DATA LINES:
---

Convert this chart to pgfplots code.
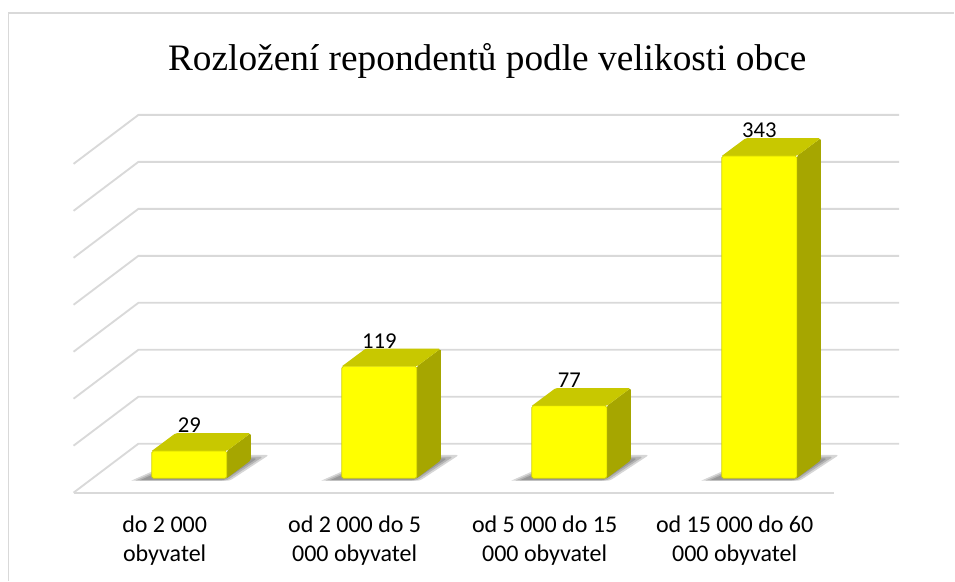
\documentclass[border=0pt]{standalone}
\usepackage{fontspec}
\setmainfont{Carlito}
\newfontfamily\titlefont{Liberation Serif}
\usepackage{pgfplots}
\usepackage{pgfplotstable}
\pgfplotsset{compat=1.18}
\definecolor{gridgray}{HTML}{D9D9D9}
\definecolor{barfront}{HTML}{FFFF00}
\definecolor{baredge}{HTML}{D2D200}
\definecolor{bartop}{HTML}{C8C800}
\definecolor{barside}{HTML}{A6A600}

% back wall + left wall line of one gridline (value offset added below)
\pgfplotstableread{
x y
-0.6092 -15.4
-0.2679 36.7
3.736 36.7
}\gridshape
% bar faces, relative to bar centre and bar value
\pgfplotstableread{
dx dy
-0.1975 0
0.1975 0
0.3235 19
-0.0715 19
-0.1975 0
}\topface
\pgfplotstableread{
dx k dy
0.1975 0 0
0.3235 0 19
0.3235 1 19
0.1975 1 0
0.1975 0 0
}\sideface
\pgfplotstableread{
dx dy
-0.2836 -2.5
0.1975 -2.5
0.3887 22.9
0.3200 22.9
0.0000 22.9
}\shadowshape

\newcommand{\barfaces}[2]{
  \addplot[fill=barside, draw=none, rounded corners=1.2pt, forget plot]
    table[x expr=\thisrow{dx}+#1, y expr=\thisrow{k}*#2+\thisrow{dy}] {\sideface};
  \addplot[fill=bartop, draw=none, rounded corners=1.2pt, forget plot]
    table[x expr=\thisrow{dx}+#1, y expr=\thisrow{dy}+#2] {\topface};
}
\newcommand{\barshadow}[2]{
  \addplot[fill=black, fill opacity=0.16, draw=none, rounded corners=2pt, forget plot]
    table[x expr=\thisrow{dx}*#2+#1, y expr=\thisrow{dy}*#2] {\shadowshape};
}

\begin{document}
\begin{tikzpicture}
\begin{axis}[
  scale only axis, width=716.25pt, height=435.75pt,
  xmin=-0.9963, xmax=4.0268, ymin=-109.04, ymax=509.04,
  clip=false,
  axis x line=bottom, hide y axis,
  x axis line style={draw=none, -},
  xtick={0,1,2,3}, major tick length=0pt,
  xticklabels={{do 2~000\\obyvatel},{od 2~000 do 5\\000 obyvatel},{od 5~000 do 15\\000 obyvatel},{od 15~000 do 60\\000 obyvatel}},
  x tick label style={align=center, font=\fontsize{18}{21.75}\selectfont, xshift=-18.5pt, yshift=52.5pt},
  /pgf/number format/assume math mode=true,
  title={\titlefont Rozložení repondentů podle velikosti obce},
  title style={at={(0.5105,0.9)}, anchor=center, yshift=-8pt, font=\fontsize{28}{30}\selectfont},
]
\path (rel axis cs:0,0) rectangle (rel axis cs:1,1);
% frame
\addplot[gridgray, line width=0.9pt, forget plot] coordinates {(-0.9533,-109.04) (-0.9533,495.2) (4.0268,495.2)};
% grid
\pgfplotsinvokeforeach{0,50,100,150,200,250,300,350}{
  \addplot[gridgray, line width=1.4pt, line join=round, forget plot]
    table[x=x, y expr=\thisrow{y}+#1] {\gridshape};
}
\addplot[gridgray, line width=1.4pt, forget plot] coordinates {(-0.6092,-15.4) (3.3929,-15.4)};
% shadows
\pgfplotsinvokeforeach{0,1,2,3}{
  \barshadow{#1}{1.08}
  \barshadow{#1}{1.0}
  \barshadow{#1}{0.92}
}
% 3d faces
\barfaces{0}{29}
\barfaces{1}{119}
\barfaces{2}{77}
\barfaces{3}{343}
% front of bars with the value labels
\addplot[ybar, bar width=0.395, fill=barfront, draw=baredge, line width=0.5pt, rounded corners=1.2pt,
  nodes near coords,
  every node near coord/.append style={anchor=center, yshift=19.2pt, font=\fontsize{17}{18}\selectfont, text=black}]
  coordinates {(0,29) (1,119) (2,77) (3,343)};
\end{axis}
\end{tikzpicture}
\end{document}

---

PROBLEM TO SOLVE: Take the listing above and restate it word for word, without its pictures.

RESPONSE BELOW:
Convert this chart to pgfplots code.
\documentclass[border=0pt]{standalone}
\usepackage{fontspec}
\setmainfont{Carlito}
\newfontfamily\titlefont{Liberation Serif}
\usepackage{pgfplots}
\usepackage{pgfplotstable}
\pgfplotsset{compat=1.18}
\definecolor{gridgray}{HTML}{D9D9D9}
\definecolor{barfront}{HTML}{FFFF00}
\definecolor{baredge}{HTML}{D2D200}
\definecolor{bartop}{HTML}{C8C800}
\definecolor{barside}{HTML}{A6A600}

% back wall + left wall line of one gridline (value offset added below)
\pgfplotstableread{
x y
-0.6092 -15.4
-0.2679 36.7
3.736 36.7
}\gridshape
% bar faces, relative to bar centre and bar value
\pgfplotstableread{
dx dy
-0.1975 0
0.1975 0
0.3235 19
-0.0715 19
-0.1975 0
}\topface
\pgfplotstableread{
dx k dy
0.1975 0 0
0.3235 0 19
0.3235 1 19
0.1975 1 0
0.1975 0 0
}\sideface
\pgfplotstableread{
dx dy
-0.2836 -2.5
0.1975 -2.5
0.3887 22.9
0.3200 22.9
0.0000 22.9
}\shadowshape

\newcommand{\barfaces}[2]{
  \addplot[fill=barside, draw=none, rounded corners=1.2pt, forget plot]
    table[x expr=\thisrow{dx}+#1, y expr=\thisrow{k}*#2+\thisrow{dy}] {\sideface};
  \addplot[fill=bartop, draw=none, rounded corners=1.2pt, forget plot]
    table[x expr=\thisrow{dx}+#1, y expr=\thisrow{dy}+#2] {\topface};
}
\newcommand{\barshadow}[2]{
  \addplot[fill=black, fill opacity=0.16, draw=none, rounded corners=2pt, forget plot]
    table[x expr=\thisrow{dx}*#2+#1, y expr=\thisrow{dy}*#2] {\shadowshape};
}

\begin{document}
\begin{tikzpicture}
\begin{axis}[
  scale only axis, width=716.25pt, height=435.75pt,
  xmin=-0.9963, xmax=4.0268, ymin=-109.04, ymax=509.04,
  clip=false,
  axis x line=bottom, hide y axis,
  x axis line style={draw=none, -},
  xtick={0,1,2,3}, major tick length=0pt,
  xticklabels={{do 2~000\\obyvatel},{od 2~000 do 5\\000 obyvatel},{od 5~000 do 15\\000 obyvatel},{od 15~000 do 60\\000 obyvatel}},
  x tick label style={align=center, font=\fontsize{18}{21.75}\selectfont, xshift=-18.5pt, yshift=52.5pt},
  /pgf/number format/assume math mode=true,
  title={\titlefont Rozložení repondentů podle velikosti obce},
  title style={at={(0.5105,0.9)}, anchor=center, yshift=-8pt, font=\fontsize{28}{30}\selectfont},
]
\path (rel axis cs:0,0) rectangle (rel axis cs:1,1);
% frame
\addplot[gridgray, line width=0.9pt, forget plot] coordinates {(-0.9533,-109.04) (-0.9533,495.2) (4.0268,495.2)};
% grid
\pgfplotsinvokeforeach{0,50,100,150,200,250,300,350}{
  \addplot[gridgray, line width=1.4pt, line join=round, forget plot]
    table[x=x, y expr=\thisrow{y}+#1] {\gridshape};
}
\addplot[gridgray, line width=1.4pt, forget plot] coordinates {(-0.6092,-15.4) (3.3929,-15.4)};
% shadows
\pgfplotsinvokeforeach{0,1,2,3}{
  \barshadow{#1}{1.08}
  \barshadow{#1}{1.0}
  \barshadow{#1}{0.92}
}
% 3d faces
\barfaces{0}{29}
\barfaces{1}{119}
\barfaces{2}{77}
\barfaces{3}{343}
% front of bars with the value labels
\addplot[ybar, bar width=0.395, fill=barfront, draw=baredge, line width=0.5pt, rounded corners=1.2pt,
  nodes near coords,
  every node near coord/.append style={anchor=center, yshift=19.2pt, font=\fontsize{17}{18}\selectfont, text=black}]
  coordinates {(0,29) (1,119) (2,77) (3,343)};
\end{axis}
\end{tikzpicture}
\end{document}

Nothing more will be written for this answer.